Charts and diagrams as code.

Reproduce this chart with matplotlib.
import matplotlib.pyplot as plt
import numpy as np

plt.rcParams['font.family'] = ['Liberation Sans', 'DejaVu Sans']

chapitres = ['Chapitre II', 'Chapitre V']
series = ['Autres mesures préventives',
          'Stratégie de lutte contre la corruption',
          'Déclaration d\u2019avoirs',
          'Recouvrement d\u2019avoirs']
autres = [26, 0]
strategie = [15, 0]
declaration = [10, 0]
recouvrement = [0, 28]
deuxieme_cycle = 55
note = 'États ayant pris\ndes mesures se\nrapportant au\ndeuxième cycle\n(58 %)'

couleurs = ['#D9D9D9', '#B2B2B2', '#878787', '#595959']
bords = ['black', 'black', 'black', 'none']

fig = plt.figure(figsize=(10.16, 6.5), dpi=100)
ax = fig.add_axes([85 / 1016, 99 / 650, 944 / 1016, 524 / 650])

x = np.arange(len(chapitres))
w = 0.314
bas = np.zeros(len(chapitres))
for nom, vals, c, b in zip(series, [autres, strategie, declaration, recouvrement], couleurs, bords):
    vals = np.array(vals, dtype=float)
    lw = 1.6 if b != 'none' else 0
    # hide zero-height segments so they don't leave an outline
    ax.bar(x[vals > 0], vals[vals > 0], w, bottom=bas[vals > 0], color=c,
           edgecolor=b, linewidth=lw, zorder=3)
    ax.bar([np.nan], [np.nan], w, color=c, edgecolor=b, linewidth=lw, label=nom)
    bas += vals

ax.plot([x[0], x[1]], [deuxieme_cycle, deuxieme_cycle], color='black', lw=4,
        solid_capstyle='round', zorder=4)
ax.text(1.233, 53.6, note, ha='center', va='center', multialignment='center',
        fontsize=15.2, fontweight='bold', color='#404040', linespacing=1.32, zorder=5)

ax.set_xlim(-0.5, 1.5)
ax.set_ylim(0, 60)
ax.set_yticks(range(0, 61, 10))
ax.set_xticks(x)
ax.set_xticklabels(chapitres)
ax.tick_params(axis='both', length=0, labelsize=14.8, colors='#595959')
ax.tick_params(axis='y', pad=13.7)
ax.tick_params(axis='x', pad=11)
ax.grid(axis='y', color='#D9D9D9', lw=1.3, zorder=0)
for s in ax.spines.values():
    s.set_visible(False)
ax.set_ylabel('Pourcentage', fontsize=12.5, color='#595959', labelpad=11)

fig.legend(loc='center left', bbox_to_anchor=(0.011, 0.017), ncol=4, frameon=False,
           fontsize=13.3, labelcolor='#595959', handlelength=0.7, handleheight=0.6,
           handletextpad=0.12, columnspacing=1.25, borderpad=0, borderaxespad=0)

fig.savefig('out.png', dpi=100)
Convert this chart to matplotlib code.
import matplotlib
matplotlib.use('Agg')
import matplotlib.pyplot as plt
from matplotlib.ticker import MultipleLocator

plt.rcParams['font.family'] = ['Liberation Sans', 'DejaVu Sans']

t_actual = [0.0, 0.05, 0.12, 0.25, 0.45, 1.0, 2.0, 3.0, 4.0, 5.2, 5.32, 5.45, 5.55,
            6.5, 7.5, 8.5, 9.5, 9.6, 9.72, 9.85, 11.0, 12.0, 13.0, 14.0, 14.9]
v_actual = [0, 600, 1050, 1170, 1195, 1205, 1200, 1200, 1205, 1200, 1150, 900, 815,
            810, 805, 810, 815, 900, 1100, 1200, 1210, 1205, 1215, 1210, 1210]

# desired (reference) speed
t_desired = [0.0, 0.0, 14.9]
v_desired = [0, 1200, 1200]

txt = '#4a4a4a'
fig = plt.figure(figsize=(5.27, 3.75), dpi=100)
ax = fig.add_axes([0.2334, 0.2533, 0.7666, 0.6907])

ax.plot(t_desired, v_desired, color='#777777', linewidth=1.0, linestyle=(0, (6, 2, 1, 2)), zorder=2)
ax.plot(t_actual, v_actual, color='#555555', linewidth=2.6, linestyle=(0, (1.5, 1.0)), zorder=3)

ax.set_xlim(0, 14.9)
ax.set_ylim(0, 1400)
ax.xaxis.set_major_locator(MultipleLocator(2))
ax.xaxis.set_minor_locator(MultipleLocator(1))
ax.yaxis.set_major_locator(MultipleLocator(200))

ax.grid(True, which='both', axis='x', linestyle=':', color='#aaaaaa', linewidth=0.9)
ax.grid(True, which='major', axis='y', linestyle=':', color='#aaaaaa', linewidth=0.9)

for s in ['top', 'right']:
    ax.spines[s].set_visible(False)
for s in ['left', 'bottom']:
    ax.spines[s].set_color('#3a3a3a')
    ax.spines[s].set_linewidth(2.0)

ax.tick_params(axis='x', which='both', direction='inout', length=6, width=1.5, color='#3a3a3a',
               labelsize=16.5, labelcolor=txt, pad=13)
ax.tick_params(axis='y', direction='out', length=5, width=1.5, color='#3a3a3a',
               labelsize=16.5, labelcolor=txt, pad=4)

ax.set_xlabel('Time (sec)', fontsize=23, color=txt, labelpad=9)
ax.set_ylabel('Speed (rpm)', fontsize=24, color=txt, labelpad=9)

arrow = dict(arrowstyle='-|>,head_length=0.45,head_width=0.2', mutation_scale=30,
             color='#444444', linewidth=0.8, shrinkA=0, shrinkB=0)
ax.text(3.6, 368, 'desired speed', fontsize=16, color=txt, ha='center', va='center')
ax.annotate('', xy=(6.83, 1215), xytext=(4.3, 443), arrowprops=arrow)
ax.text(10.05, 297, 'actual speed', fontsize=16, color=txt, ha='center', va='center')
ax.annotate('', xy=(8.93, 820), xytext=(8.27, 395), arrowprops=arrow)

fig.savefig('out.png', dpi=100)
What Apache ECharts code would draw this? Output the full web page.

Exercise directions. How many of the lines in the listing above hold the word "this"? Report only that figure.

The result. 3